§ **WRITTEN PROBLEM**: Without the images, write out all of the following entries exactly.

........

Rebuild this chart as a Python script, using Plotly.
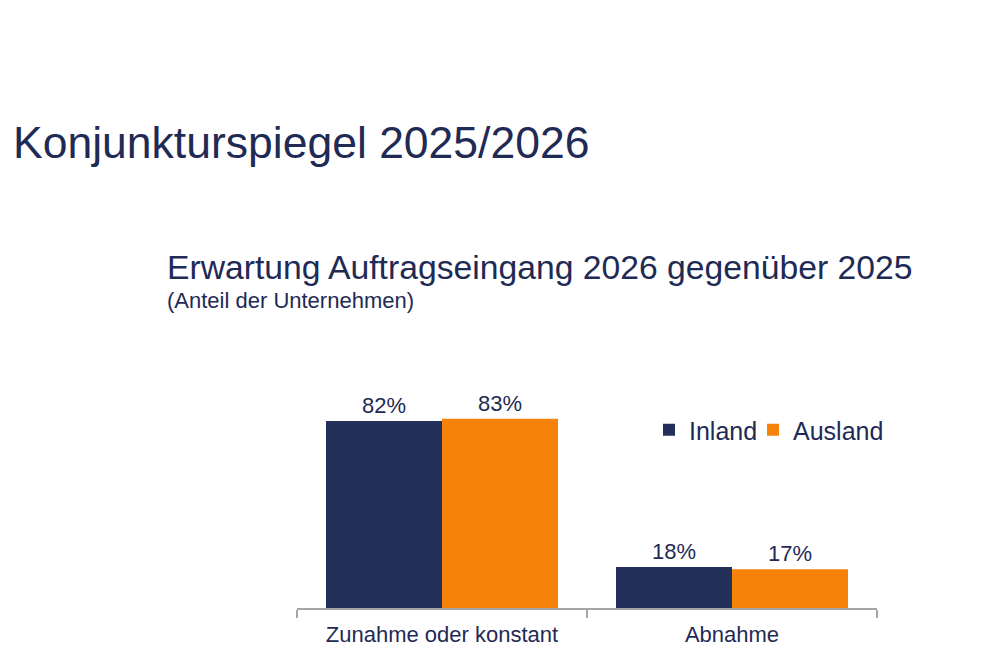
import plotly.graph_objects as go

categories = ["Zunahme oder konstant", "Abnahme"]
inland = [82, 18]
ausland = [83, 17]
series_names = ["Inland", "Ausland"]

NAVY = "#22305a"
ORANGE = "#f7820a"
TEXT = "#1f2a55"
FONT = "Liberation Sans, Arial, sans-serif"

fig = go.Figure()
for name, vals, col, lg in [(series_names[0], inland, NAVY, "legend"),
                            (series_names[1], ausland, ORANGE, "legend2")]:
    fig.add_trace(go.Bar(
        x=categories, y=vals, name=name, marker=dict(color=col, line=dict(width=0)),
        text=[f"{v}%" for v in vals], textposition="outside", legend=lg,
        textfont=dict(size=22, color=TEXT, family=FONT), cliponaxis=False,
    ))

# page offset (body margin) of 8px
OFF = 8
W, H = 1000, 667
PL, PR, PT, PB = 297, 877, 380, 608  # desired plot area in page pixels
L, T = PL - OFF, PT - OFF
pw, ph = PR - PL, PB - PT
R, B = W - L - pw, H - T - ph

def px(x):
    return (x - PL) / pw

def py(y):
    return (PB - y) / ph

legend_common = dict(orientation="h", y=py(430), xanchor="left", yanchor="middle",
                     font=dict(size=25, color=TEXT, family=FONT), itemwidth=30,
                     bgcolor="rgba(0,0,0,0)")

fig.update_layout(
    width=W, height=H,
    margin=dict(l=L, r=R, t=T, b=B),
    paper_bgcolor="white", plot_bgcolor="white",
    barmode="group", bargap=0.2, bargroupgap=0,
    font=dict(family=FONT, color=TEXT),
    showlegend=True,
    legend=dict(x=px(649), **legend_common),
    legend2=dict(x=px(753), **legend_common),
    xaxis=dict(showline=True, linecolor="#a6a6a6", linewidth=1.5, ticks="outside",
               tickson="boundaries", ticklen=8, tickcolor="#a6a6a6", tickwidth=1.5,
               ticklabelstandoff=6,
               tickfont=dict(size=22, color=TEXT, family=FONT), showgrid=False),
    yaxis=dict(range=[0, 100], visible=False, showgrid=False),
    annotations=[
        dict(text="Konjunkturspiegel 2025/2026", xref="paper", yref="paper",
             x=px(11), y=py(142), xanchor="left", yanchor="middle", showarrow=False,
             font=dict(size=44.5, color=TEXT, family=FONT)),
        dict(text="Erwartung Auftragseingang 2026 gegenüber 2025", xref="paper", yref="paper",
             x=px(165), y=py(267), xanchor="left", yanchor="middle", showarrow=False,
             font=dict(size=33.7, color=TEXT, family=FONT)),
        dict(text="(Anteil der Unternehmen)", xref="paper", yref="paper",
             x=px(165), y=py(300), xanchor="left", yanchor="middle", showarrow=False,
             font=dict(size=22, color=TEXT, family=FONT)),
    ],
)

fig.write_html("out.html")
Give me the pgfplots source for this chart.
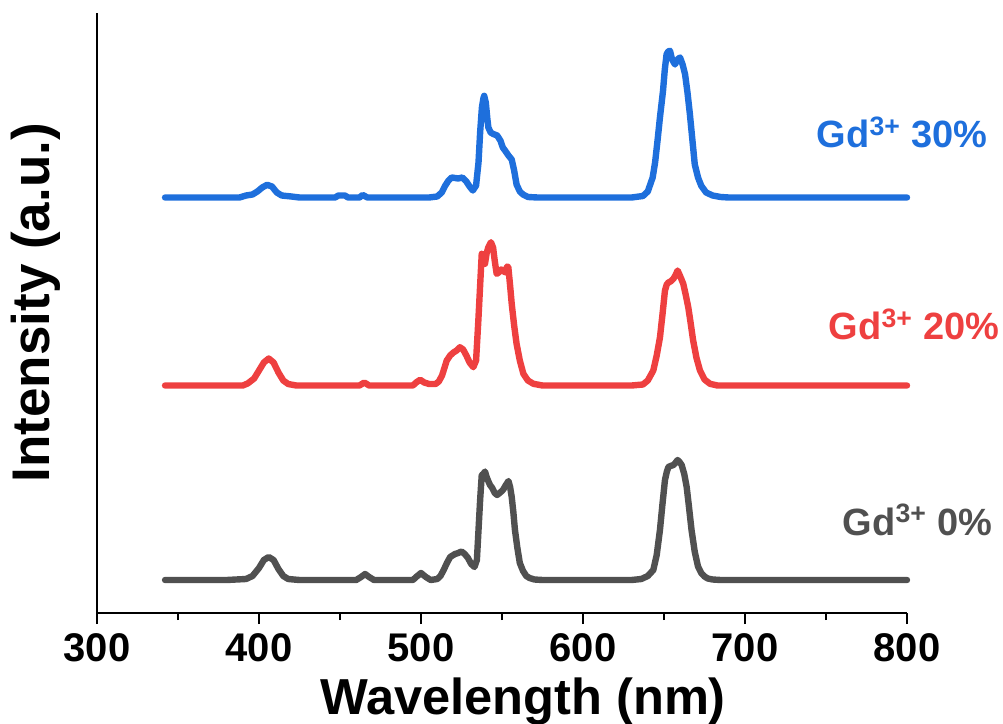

........

§ **OUTPUT FOR THIS TASK**:
Rebuild this chart as a Python script, using Plotly.
import plotly.graph_objects as go

categories = ["Zunahme oder konstant", "Abnahme"]
inland = [82, 18]
ausland = [83, 17]
series_names = ["Inland", "Ausland"]

NAVY = "#22305a"
ORANGE = "#f7820a"
TEXT = "#1f2a55"
FONT = "Liberation Sans, Arial, sans-serif"

fig = go.Figure()
for name, vals, col, lg in [(series_names[0], inland, NAVY, "legend"),
                            (series_names[1], ausland, ORANGE, "legend2")]:
    fig.add_trace(go.Bar(
        x=categories, y=vals, name=name, marker=dict(color=col, line=dict(width=0)),
        text=[f"{v}%" for v in vals], textposition="outside", legend=lg,
        textfont=dict(size=22, color=TEXT, family=FONT), cliponaxis=False,
    ))

# page offset (body margin) of 8px
OFF = 8
W, H = 1000, 667
PL, PR, PT, PB = 297, 877, 380, 608  # desired plot area in page pixels
L, T = PL - OFF, PT - OFF
pw, ph = PR - PL, PB - PT
R, B = W - L - pw, H - T - ph

def px(x):
    return (x - PL) / pw

def py(y):
    return (PB - y) / ph

legend_common = dict(orientation="h", y=py(430), xanchor="left", yanchor="middle",
                     font=dict(size=25, color=TEXT, family=FONT), itemwidth=30,
                     bgcolor="rgba(0,0,0,0)")

fig.update_layout(
    width=W, height=H,
    margin=dict(l=L, r=R, t=T, b=B),
    paper_bgcolor="white", plot_bgcolor="white",
    barmode="group", bargap=0.2, bargroupgap=0,
    font=dict(family=FONT, color=TEXT),
    showlegend=True,
    legend=dict(x=px(649), **legend_common),
    legend2=dict(x=px(753), **legend_common),
    xaxis=dict(showline=True, linecolor="#a6a6a6", linewidth=1.5, ticks="outside",
               tickson="boundaries", ticklen=8, tickcolor="#a6a6a6", tickwidth=1.5,
               ticklabelstandoff=6,
               tickfont=dict(size=22, color=TEXT, family=FONT), showgrid=False),
    yaxis=dict(range=[0, 100], visible=False, showgrid=False),
    annotations=[
        dict(text="Konjunkturspiegel 2025/2026", xref="paper", yref="paper",
             x=px(11), y=py(142), xanchor="left", yanchor="middle", showarrow=False,
             font=dict(size=44.5, color=TEXT, family=FONT)),
        dict(text="Erwartung Auftragseingang 2026 gegenüber 2025", xref="paper", yref="paper",
             x=px(165), y=py(267), xanchor="left", yanchor="middle", showarrow=False,
             font=dict(size=33.7, color=TEXT, family=FONT)),
        dict(text="(Anteil der Unternehmen)", xref="paper", yref="paper",
             x=px(165), y=py(300), xanchor="left", yanchor="middle", showarrow=False,
             font=dict(size=22, color=TEXT, family=FONT)),
    ],
)

fig.write_html("out.html")
Give me the pgfplots source for this chart.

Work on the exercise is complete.